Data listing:
-- Start --
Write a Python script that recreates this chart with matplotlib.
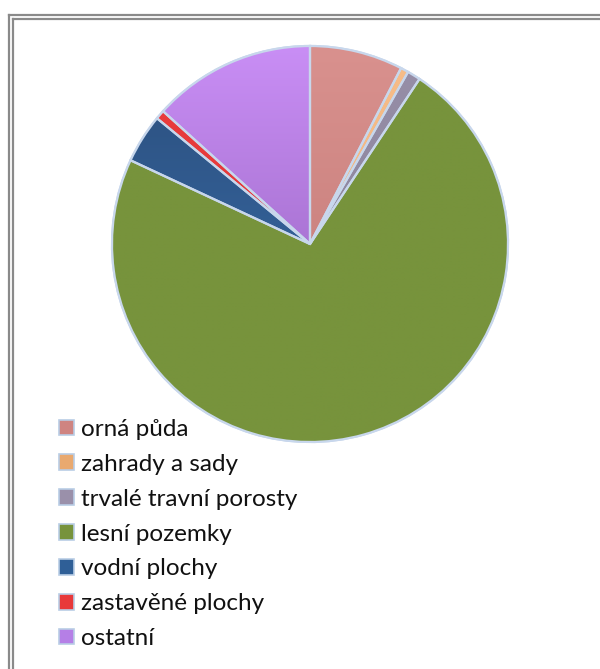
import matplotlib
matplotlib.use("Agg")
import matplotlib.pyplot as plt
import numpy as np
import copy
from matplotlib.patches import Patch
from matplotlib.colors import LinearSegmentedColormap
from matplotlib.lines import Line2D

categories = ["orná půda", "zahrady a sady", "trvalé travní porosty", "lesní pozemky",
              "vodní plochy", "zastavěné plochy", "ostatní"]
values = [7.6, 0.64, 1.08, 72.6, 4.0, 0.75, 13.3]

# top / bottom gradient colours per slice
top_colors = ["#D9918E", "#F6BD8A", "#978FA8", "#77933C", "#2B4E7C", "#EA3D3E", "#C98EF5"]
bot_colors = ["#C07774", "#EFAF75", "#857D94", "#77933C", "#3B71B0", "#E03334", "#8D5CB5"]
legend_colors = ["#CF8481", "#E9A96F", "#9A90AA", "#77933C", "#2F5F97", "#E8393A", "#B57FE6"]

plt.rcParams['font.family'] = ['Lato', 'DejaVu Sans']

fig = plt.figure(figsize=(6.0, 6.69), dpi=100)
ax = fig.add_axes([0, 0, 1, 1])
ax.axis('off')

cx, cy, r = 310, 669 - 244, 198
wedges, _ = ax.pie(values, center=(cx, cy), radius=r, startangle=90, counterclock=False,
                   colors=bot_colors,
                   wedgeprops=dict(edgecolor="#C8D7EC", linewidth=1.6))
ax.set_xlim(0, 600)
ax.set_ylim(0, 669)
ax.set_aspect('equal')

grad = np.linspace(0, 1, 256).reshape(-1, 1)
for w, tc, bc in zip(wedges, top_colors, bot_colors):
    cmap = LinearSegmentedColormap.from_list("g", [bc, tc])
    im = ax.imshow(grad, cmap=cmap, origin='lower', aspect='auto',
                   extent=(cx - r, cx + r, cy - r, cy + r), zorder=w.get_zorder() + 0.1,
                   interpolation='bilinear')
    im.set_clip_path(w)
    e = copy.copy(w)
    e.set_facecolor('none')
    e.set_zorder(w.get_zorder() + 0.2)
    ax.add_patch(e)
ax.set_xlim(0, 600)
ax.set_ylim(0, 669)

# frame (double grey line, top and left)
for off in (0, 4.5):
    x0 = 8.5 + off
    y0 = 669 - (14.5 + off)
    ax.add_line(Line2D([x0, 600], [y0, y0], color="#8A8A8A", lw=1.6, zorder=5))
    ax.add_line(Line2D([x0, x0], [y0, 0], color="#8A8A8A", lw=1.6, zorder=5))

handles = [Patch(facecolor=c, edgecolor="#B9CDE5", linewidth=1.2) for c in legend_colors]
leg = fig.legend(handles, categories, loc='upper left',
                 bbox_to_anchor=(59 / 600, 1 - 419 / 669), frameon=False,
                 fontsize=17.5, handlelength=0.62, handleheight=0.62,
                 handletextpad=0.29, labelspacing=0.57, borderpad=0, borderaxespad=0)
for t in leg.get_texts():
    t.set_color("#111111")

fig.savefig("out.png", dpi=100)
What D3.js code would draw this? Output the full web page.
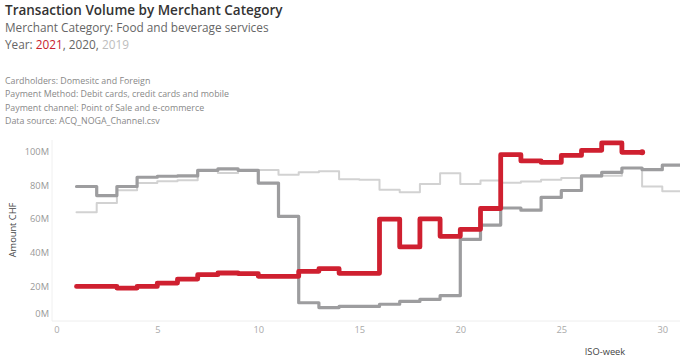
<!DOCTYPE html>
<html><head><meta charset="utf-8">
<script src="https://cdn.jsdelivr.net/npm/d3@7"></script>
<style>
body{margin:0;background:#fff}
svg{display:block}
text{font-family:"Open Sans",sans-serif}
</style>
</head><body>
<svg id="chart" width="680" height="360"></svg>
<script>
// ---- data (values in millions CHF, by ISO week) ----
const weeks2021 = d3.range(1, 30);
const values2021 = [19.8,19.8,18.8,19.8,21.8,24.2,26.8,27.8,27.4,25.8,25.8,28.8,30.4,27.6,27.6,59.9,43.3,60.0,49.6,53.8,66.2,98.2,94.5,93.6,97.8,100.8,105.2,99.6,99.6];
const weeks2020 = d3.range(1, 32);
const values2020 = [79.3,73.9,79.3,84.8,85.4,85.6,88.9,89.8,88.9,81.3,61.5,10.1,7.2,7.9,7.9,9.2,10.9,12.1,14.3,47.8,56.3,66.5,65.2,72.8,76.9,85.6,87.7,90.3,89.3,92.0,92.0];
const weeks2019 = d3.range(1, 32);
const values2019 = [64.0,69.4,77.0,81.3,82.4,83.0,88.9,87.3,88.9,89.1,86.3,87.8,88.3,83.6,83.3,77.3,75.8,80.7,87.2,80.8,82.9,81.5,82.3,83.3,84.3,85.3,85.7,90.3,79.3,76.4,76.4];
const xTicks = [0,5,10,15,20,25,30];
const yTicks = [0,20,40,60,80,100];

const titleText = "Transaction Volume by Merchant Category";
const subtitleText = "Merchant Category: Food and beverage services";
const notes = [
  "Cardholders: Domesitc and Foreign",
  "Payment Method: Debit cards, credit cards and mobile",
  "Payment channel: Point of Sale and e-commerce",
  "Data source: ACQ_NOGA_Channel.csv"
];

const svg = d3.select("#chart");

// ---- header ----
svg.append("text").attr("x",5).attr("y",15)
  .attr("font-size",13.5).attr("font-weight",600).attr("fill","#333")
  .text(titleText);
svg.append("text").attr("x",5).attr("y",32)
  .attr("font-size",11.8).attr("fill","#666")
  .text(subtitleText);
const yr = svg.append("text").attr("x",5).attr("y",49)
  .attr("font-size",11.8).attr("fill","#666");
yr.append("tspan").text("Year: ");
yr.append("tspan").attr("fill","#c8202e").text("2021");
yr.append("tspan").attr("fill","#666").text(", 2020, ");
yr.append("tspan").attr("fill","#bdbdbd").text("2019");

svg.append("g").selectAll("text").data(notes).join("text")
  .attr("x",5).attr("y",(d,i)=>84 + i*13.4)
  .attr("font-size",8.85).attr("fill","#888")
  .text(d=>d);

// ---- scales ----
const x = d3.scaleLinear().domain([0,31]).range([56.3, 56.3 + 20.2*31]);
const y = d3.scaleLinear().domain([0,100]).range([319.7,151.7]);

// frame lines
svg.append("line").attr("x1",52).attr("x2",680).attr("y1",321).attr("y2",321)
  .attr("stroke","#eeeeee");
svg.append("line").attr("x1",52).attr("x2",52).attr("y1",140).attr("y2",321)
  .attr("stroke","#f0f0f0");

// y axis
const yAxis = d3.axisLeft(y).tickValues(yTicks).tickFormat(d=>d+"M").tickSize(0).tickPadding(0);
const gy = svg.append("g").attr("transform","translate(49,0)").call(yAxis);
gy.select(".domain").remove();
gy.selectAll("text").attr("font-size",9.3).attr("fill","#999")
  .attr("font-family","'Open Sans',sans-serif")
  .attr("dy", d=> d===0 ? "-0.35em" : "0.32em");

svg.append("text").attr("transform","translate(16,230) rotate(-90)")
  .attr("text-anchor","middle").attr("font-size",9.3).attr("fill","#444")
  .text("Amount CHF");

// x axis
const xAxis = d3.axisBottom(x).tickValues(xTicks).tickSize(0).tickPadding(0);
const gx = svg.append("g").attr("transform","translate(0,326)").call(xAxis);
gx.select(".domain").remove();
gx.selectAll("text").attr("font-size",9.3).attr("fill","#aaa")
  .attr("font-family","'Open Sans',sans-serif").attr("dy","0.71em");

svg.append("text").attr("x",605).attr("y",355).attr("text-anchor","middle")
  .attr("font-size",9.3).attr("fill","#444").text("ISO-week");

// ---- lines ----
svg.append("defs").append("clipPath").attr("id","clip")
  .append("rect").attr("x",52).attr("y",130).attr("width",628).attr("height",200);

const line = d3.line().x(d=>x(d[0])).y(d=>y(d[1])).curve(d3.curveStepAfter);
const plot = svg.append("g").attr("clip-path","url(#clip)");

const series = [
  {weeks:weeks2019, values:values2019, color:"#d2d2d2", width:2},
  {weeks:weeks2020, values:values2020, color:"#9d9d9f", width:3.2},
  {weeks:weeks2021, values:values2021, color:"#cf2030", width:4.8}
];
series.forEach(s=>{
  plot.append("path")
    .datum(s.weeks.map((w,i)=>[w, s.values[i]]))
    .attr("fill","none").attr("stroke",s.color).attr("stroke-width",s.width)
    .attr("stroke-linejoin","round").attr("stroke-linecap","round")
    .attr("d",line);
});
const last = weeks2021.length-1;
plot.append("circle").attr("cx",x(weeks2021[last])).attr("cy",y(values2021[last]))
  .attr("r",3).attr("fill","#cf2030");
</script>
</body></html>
-- End --
● Task goal
Go through the preceding material and copy each line that has the word "chart".

● Solution
Write a Python script that recreates this chart with matplotlib.
<svg id="chart" width="680" height="360"></svg>
const svg = d3.select("#chart");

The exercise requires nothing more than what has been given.